What is a Living Sacrifice?
Updated: Jun 7, 2022
We continue our journey today in that unique letter Paul sent to his dear friends and supporters in Philippi. Today’s reading is from:
Philippians 2:17 and 18
(17) Even if I am to be poured out as a drink offering upon the sacrificial offering of your faith, I am glad and rejoice with you all. (18) Likewise, you also should be glad and rejoice with me.
So, what’s going on here? Sacrificial offering, drink offering, the Apostle Paul is painting a picture, or rather borrowing a picture here from the Old Testament. Priests offered animal sacrifices to God as burnt offerings, and some of these sacrifices were accompanied by a drink offering, wine poured on the side of the altar to God.
So, who’s the priest here? Paul. What is the sacrifice? Paul says the sacrifice is you, Philippians or you, the gentiles, who were without God. Because of Paul’s ministry, you obeyed the faith and became God’s very own, a sacrifice dedicated to God. Paul, the priest, is standing before God, joyfully offering Him the faith of the nations as a sacrifice.
OK… Something is missing though, the drink offering. What is it? It’s him. It’s Paul himself. He says if that drink offering needs to be me I rejoice. If what it takes to complete this sacrifice offering of your faith is my shed blood; I’ll go for it. The priest becomes a jar of wine and pours himself on the burnt offering.
Paul, as you know from chapter 1, had that shadow of his forthcoming death as he writes the letter, as a Roman citizen. Paul had the right to the more honorable, less painful death –by beheading, which produced a lot of poured blood; sorry for the graphic true story. That is the drink offering, his own blood. Paul says to his friends that it’s well worth it, and for me it’s a reason to rejoice, and it should be a reason to rejoice for you as well.
What a life! Laser focused on the goal, laser focused on what’s important, what is eternally significant.
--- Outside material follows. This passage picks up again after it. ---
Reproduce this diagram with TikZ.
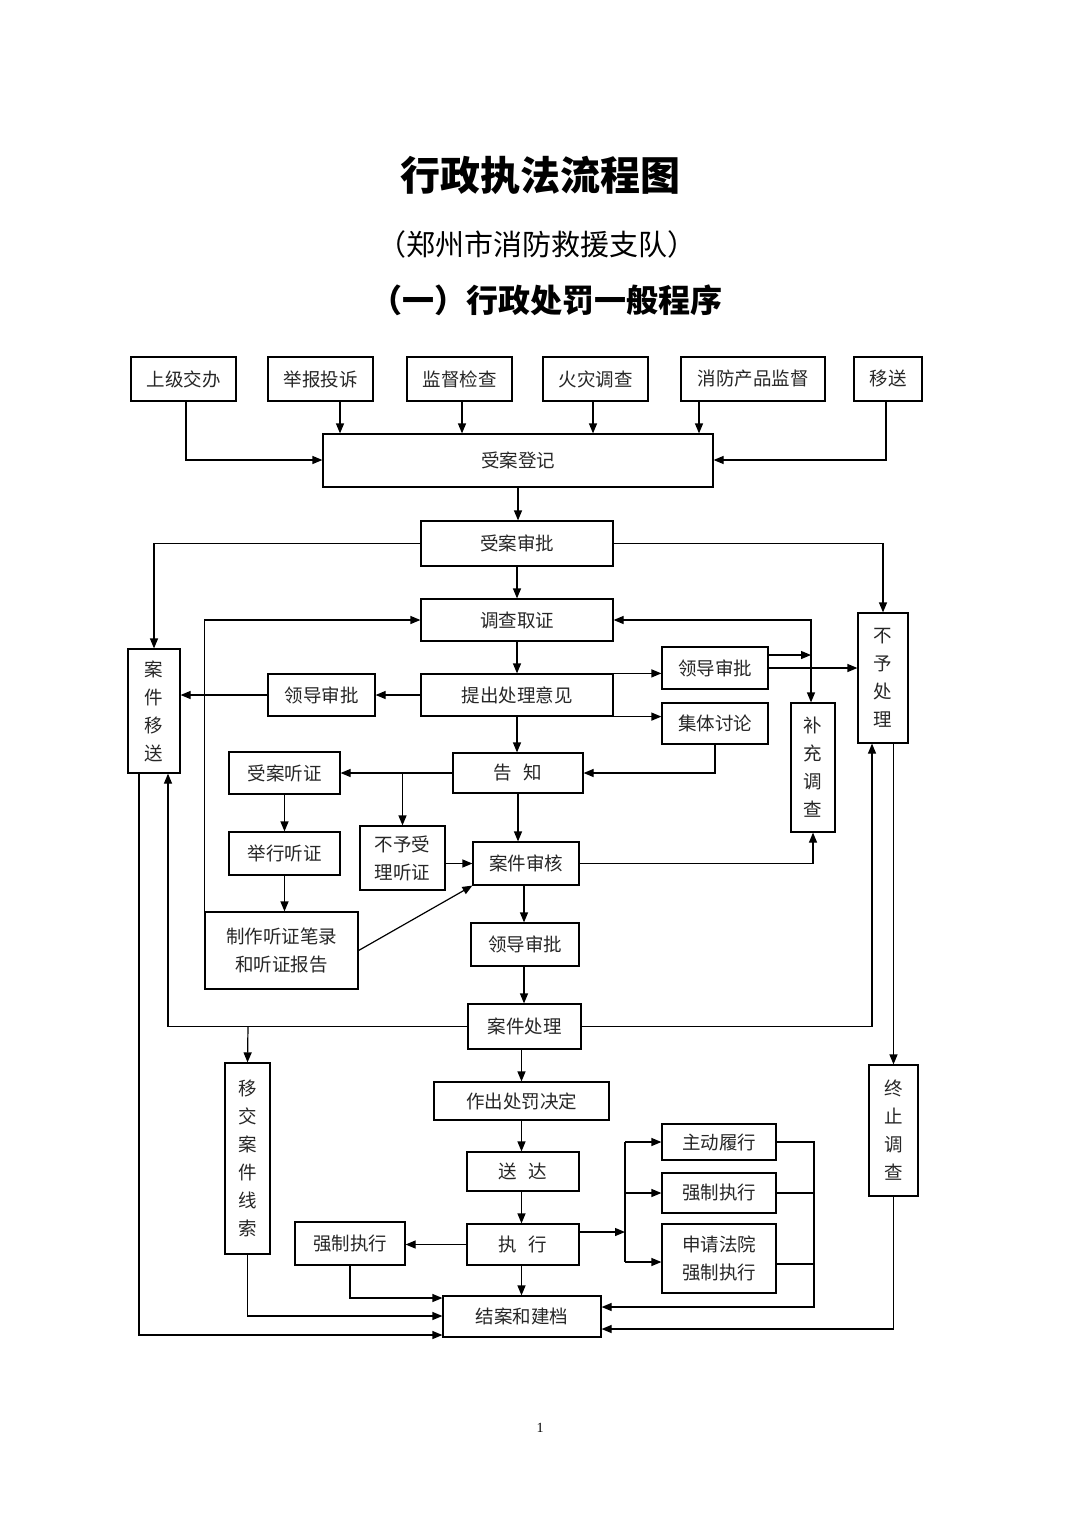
\documentclass[tikz,border=0pt]{standalone}
\usepackage{fontspec}
\setmainfont{Liberation Serif}
\newfontfamily\cjk{Noto Sans CJK SC}
\usetikzlibrary{arrows.meta}
\tikzset{
  box/.style={draw, line width=1.2pt, inner sep=0pt, align=center, text=black!85,
    font=\cjk\fontsize{18.5}{28}\selectfont},
  ln/.style={line width=1.2pt},
  arr/.style={line width=1.2pt, -{Triangle[length=10pt,width=8pt]}},
  arrb/.style={line width=1.2pt, {Triangle[length=10pt,width=8pt]}-{Triangle[length=10pt,width=8pt]}}
}
\newcommand\mybox[6]{\node[box,minimum width={(#4-#2)*1pt},minimum height={(#5-#3)*1pt}] (#1) at ({(#2+#4)/2},{(#3+#5)/2}) {#6};}
\begin{document}
\begin{tikzpicture}[x=1pt,y=-1pt]
\useasboundingbox (0,0) rectangle (1080,1528);
% titles
\node[font=\cjk\bfseries\fontsize{40}{40}\selectfont] (t1) at (540,175) {行政执法流程图};
\node[font=\cjk\fontsize{29}{29}\selectfont] (t2) at (537,244) {（郑州市消防救援支队）};
\node[font=\cjk\bfseries\fontsize{32}{32}\selectfont] (t3) at (546,300) {（一）行政处罚一般程序};
\node[font=\fontsize{14}{14}\selectfont] (pg) at (540,1428) {1};
% boxes
\mybox{s1}{131}{357}{236}{401}{上级交办}
\mybox{s2}{268}{357}{373}{401}{举报投诉}
\mybox{s3}{407}{357}{512}{401}{监督检查}
\mybox{s4}{543}{357}{648}{401}{火灾调查}
\mybox{s5}{681}{357}{825}{401}{消防产品监督}
\mybox{s6}{854}{357}{922}{401}{移送}
\mybox{dj}{323}{434}{713}{487}{受案登记}
\mybox{sp}{421}{521}{613}{566}{受案审批}
\mybox{dc}{421}{599}{613}{641}{调查取证}
\mybox{tc}{421}{674}{613}{716}{提出处理意见}
\mybox{ldL}{268}{674}{375}{716}{领导审批}
\mybox{ldR}{662}{647}{768}{689}{领导审批}
\mybox{jt}{662}{703}{768}{744}{集体讨论}
\mybox{ajys}{128}{649}{180}{773}{案\\件\\移\\送}
\mybox{byR}{858}{613}{908}{743}{不\\予\\处\\理}
\mybox{bc}{791}{703}{835}{832}{补\\充\\调\\查}
\mybox{gz}{453}{753}{583}{793}{告\hspace{0.6em}知}
\mybox{satz}{229}{752}{340}{794}{受案听证}
\mybox{jxtz}{229}{832}{340}{875}{举行听证}
\mybox{zz}{205}{912}{358}{989}{制作听证笔录\\和听证报告}
\mybox{bysl}{360}{826}{445}{890}{不予受\\理听证}
\mybox{ajsh}{473}{842}{579}{885}{案件审核}
\mybox{ldM}{471}{923}{579}{966}{领导审批}
\mybox{ajcl}{468}{1004}{581}{1049}{案件处理}
\mybox{zc}{434}{1082}{609}{1120}{作出处罚决定}
\mybox{sd}{467}{1152}{579}{1191}{送\hspace{0.6em}达}
\mybox{zx}{467}{1224}{579}{1265}{执\hspace{0.6em}行}
\mybox{qzL}{295}{1222}{405}{1265}{强制执行}
\mybox{zd}{662}{1124}{776}{1160}{主动履行}
\mybox{qzR}{662}{1173}{776}{1213}{强制执行}
\mybox{sq}{662}{1224}{776}{1293}{申请法院\\强制执行}
\mybox{ja}{443}{1296}{601}{1337}{结案和建档}
\mybox{yj}{225}{1063}{270}{1254}{移\\交\\案\\件\\线\\索}
\mybox{zzdc}{869}{1065}{918}{1196}{终\\止\\调\\查}
% connectors: top
\draw[arr] (s1.south -| 186,0) |- (dj.west |- 0,460);
\draw[arr] (s2.south -| 340,0) -- (340,0 |- dj.north);
\draw[arr] (s3.south -| 462,0) -- (462,0 |- dj.north);
\draw[arr] (s4.south -| 593,0) -- (593,0 |- dj.north);
\draw[arr] (s5.south -| 699,0) -- (699,0 |- dj.north);
\draw[arr] (s6.south -| 886,0) |- (dj.east |- 0,460);
\draw[arr] (dj.south) -- (dj.south |- sp.north);
\draw[arr] (sp.west) -| (ajys.north);
\draw[arr] (sp.east) -| (byR.north);
\draw[arr] (sp.south) -- (sp.south |- dc.north);
\draw[arr] (zz.north west) |- (dc.west);
\draw[arrb] (dc.east) -| (811,0 |- bc.north);
\draw[arr] (ldR.east |- 0,655) -- (811,655);
\draw[arr] (ldR.east |- 0,668) -- (byR.west |- 0,668);
\draw[arr] (dc.south) -- (dc.south |- tc.north);
\draw[arr] (tc.west) -- (ldL.east);
\draw[arr] (ldL.west) -- (ajys.east |- ldL.west);
\draw[arr] (tc.north east) -- (ldR.west |- tc.north east);
\draw[arr] (tc.south east) -- (jt.west |- tc.south east);
\draw[arr] (jt.south) |- (gz.east);
\draw[arr] (tc.south) -- (tc.south |- gz.north);
\draw[arr] (gz.west) -- (satz.east |- gz.west);
\draw[arr] (bysl.north |- gz.west) -- (bysl.north);
\draw[arr] (satz.south) -- (satz.south |- jxtz.north);
\draw[arr] (jxtz.south) -- (jxtz.south |- zz.north);
\draw[arr] (bysl.east |- ajsh.west) -- (ajsh.west);
\draw[arr] (gz.south) -- (gz.south |- ajsh.north);
\draw[arr] (zz.east) -- (ajsh.south west);
\draw[arr] (ajsh.east) -| (bc.south);
\draw[arr] (524,0 |- ajsh.south) -- (524,0 |- ldM.north);
\draw[arr] (524,0 |- ldM.south) -- (524,0 |- ajcl.north);
\draw[arr] (ajcl.west) -| (168,0 |- ajys.south);
\draw[arr] (248,0 |- ajcl.west) -- (yj.north);
\draw[arr] (ajcl.east) -| (872,0 |- byR.south);
\draw[arr] (zzdc.north |- byR.south) -- (zzdc.north);
\draw[arr] (139,0 |- ajys.south) |- (ja.west |- 0,1335);
\draw[arr] (zc.north |- ajcl.south) -- (zc.north);
\draw[arr] (zc.south) -- (zc.south |- sd.north);
\draw[arr] (zc.south |- sd.south) -- (zc.south |- zx.north);
\draw[arr] (zx.west) -- (qzL.east |- zx.west);
\coordinate (v0) at (625,1232);
\coordinate (v1) at (625,1142);
\coordinate (v2) at (625,1262);
\draw[arr] (zx.east |- v0) -- (v0);
\draw[ln] (v1) -- (v2);
\draw[arr] (v1) -- (zd.west |- v1);
\draw[arr] (v1 |- qzR.west) -- (qzR.west);
\draw[arr] (v2) -- (sq.west |- v2);
\coordinate (rr) at (814,1307);
\draw[arr] (zd.east) -| (rr) -- (ja.east |- rr);
\draw[ln] (qzR.east) -- (qzR.east -| rr);
\draw[ln] (sq.east |- 0,1264) -- (rr |- 0,1264);
\draw[arr] (zzdc.south) |- (ja.east |- 0,1329);
\draw[arr] (zc.south |- zx.south) -- (zc.south |- ja.north);
\draw[arr] (qzL.south) |- (ja.west |- 0,1298);
\draw[arr] (yj.south) |- (ja.west |- 0,1316);
\end{tikzpicture}
\end{document}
Reading this, I thought to myself… how is my altar? How is my sacrifice?
Sacrifice language is not foreign to Paul’s writing, Here is Paul in
Rom 12:1 " I appeal to you therefore, brothers, by the mercies of God, to present your bodies as a living sacrifice, holy and acceptable to God, which is your spiritual worship."
I want to comment on several words and phrases in this verse.
So, let’s start with the word “Holy” … We think of Holy as pure, as opposed to impure or defiled, whereas it’s almost always used in the Bible to mean dedicated to God. A holy person (like the priest) is a person dedicated to serving God; he didn’t have another job, it’s the one and only thing he does. Utensils of the altar used for temple service were holy meaning dedicated to God, cannot be used for any other purpose. So, when Paul says a living sacrifice holy, it means that we’re dedicated to God; we live for Him exclusively. It’s the one and only thing we do.
Acceptable to God, the word originates from the OT, when the priests presented animal sacrifices as burnt. The Bible says it’s a pleasing aroma to the LORD. it is not that God likes to smell BBQ, God likes what it the aroma represents; love, faith, worship, obedience, dedication of His people.
There is an aroma that comes out of you and me as living sacrifices. And the question is (and please don’t get me wrong) how do you smell?... God doesn’t particularly like BBQ smell, we established that. God loves us, and He loves it when we love him back; God loves it when the aroma of my life; the way I conduct my life, the way I handle my relationships, the way I manage my time, the way I handle my finances. When that aroma smells like love; when it communicates; God I love you, you’re the most important person in my life, my life is yours.
As we cooperate with the Holy Spirit everyday living a holy life to God, as we marinate in God’s presence, we become more like Jesus. God smells Jesus in us, and he loves it.
The question remains; How is my altar? How is my sacrifice? What is God smelling out of my life?
In a time of apostacy and backsliding, and before he offered a sacrifice to God, Elijah the prophet had to repair the altar 1Kgs 18:30 “Then Elijah said to all the people, “Come near to me.” And all the people came near to him. And he repaired the altar of the LORD that had been thrown down.” The alter of the LORD was abandoned for a long time and in a bad shape. My prayer is that our personal altars, our personal prayer life, and our collective altar is not thrown down. And if it is, I pray that today would be the day to repair it, and have fresh fire and a sacrifice on it.
....to present your bodies as a living sacrifice, holy and acceptable to God, which is your spiritual worship.
What is worship according to Paul in this verse? Obviously it is not 1 hour on Sunday morning. It is the whole thing, my whole life presented to God 24/7 as a living, breathing walking sacrifice. It is everything I think, say, and do. "This is," Paul says, "your spiritual worship."
Paul paints a beautiful picture in two short verses. He’s willing, actually it gives him joy, to be the drink offering that completes the sacrifice offering of the Philippians. Paul, by his death, and them by being a living sacrifice acceptable to God, release the sweet aroma of love, worship, dedication and obedience, through their daily life and interaction with each other and the world around them.
We desire that what comes out of our life is an aroma to God and light to the world.